Yeah, it took me the better part of a year to get the hang of it, but at this point, it has become addictive. I see the object as an operational context that is very comfortable to work in where old fashioned procedural programming gives me a touch of sort of agoraphobia.
And often, if you want to do a certain thing, you will discover that there is already a class that does most of what you want and you can subclass it to add just what you need to get the desired result. It can be immensely easier than tying a bunch of library functions together because the code and data are already prepackaged for you to work with.
When I work on enterprise business systems, some of the key attributes in a system are:
1 - Ability to access data in adhoc manner by preferably non-technical people (so they can do real work without IT as a bottleneck).
2 - Ability to adapt the system for new requirements rapidly using least bottlenecked resources, which are prioritized in the following order:
2.1 - End user with self service capabilities
2.2 - Super user with more advanced self service capabilities
2.3 - Systems person that is not a programmer
2.4 - and finally programmer
Object oriented doesn’t really help solve those critical problems and in some cases creates resistance to solving them quickly (if you tried to update the model for every change), but can be used at a lower enabling layer where appropriate. Points 1 and 2 are better addressed by building tools that allow for what ultimately ends up being an abstract model sitting on top of configurable tools and base capabilities that can be combined.
For example, the business is branching into new territory (again) that has some additional requirements related to order processing just for this subset of orders (note the word “set” in that description, relational handles this stuff nicely). Someone configures some new fields on the order header, someone else configures some routing and processing changes so it goes through the correct steps, someone configures some reports for group X and some alerts for group Y.
This approach (configurable tools) allows for much faster evolution of systems, quicker reaction to changing business, reduced need for programmers to tweak the system for each change and then program in the newly required capabilities.

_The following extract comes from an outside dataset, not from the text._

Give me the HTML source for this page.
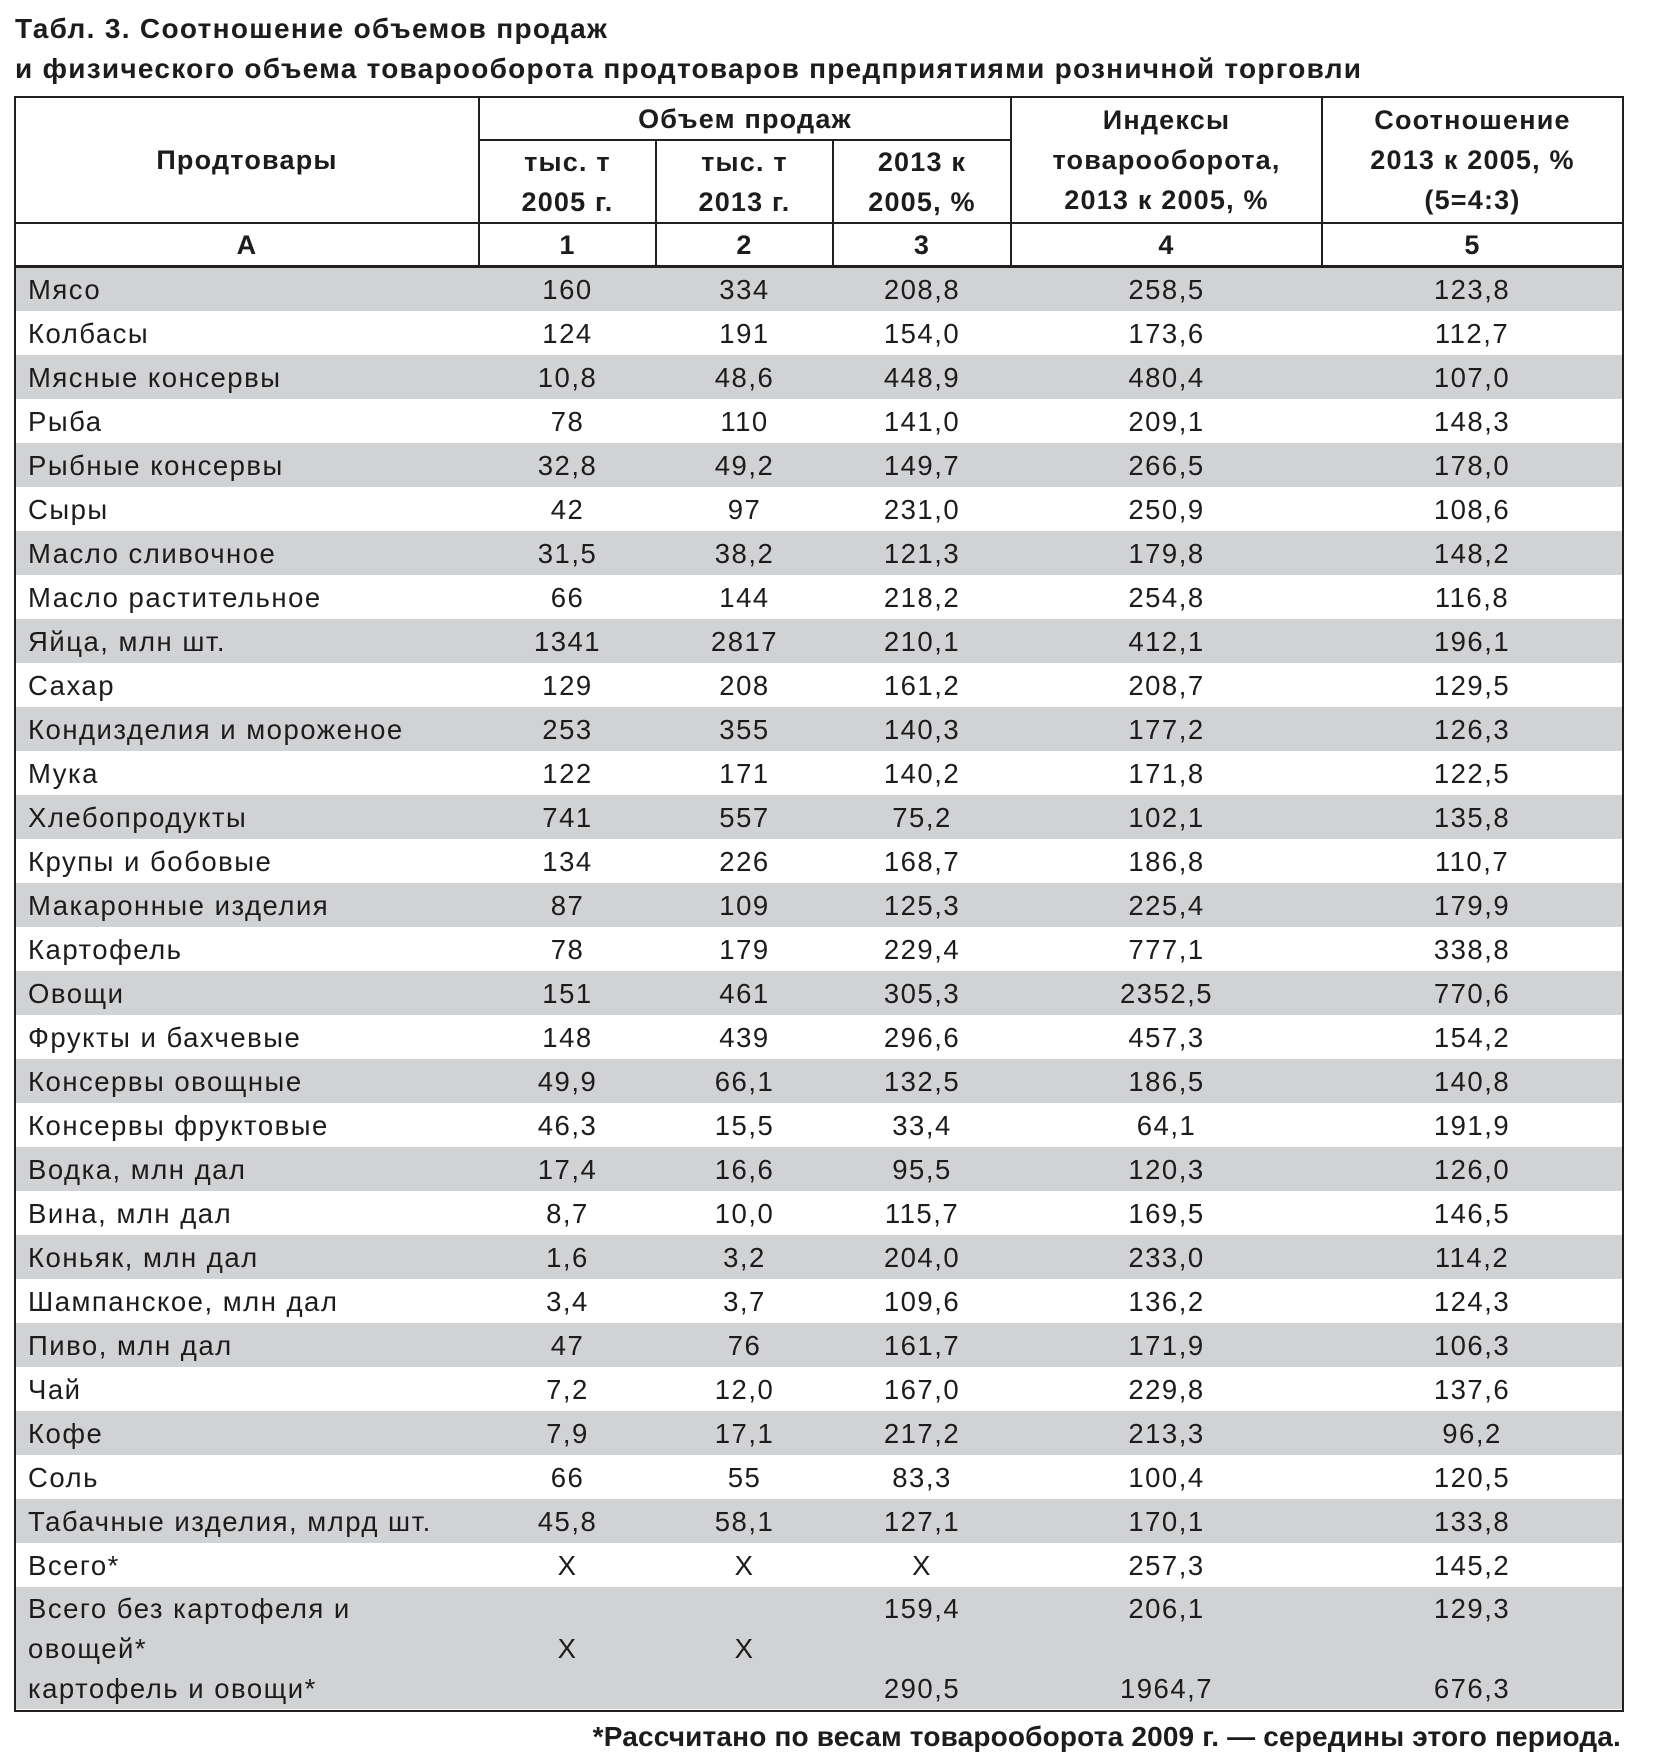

What I would suggest for you, newbie programmer learning on his own, is to not tackle OOP right now. It does make most programming easier and more logical, but it’s not necessary. If you were in a class it would be different, but on your own, there’s no need to add the complexity of learning OOP if you don’t want.
Back in the dark ages, we wrote plenty of large, complex programs without OOP. But that experience writing complex programs procedurally is what gave us the insight as to why and when OOP is better. If you haven’t experienced the pain of trying to keep a bunch of variables, structures, and other data elements in sync, you may not see why OOP is better.
Eventually, you’ll likely think of operating on a set of data rather than applying functions to a set of data. So right now you’re thinking like this:
render(myDocument)
But eventually it will make more sense for you to write your programs like this:
myDocument.render()
Part of the reason is that a function like “render()” doesn’t tell you what it renders. And someone could pass in some other kind of data “render(myBacon)”. So then you start writing longer function names to make it clearer, like “render_document(myDocument)” and “render_meat(myBacon)”. Eventually you’ll get frustrated trying to keep everything straight about what data goes with which functions and you’ll want to write:
myDocument.render()
myBacon.render()
That point will come naturally. If you’re more comfortable writing procedurally, then keep doing that. By the time you start getting entangled in the difficulties of that method, it will be just a small step to learn OOP.
People get hung up on all sorts of intricacies in OO programming that are not really relevant. Now, maybe it is just me, but I find the core ideas trivial to express, and any OO language easy to grok so long as you have a basic clue about what is actually going on. Where is gets stupid is when you get a religion of “correct” OO coding that takes precedence over the core idea. It isn’t as if these ideas are new.
Most of the encapsulation concepts go back to Simula-67. There is a clue in the name. Most of the basics of inheritance and the rules for binding and name resolution were codified in Smalltalk-80. Another clue there.
In Python all you need to do is remember that every class defines a dictionary that is used to resolve names, and there is a natural set of rules that tells you how the dictionaries are used at run-time to perform the resolution. Keep that in mind and there are no surprises. (For C++ just understand the virtual function table and you won’t have any surprises either, so long as you always keep in mind the hidden magic of the “this” pointer - Python is honest about that and makes the “self” pointer explicit avoiding any more surprises.)
After that it is just a matter of thinking in terms of a data directed abstraction of your tasks - encapsulating your data along with the mechanisms to make use of that data in appropriate lumps. The only trick is the experience in working out what those lumps are - but for simple tasks the divisions are usually pretty natural and obvious.
OOP will result naturally from well organized code. Encapsulation will eventually result, but you’ll end up with better code if you think it through at the start.
Even in a non-OOP language without the syntactic constructs you will find yourself grouping together data and functions that operate on that data. You’ll end up with a thing_create(), thing_dosomething() thing_dosomethingelse(), etc.
Native language OOP support just makes that sort of thing easier, and cleaner.
Eventually you’ll be writing another program and need that “thing” functionality. Being able to just pull it in as an “Object” at once is much easier than trying to separate the spaghetti strands from the other program.
For every case of “Hey, the problem started out simple and stayed that way, forever” there are thousands that didn’t. For the vast majority of those, OOP was the better choice from the get-go.
Which online course are you using? Do you like it?
I’ve done most of my Python programming on my Apple tablet using Pythonista (it apparently emulates Python in the Apple environment). It has several packages, but you can’t freely download any package out there, which has limited my ability to follow along with some books and online tutorials. I’m pretty good at basic stuff, but I keep hitting a wall, which I think I could get through with a well designed course. And a teacher- I may have to break down and find a local evening course!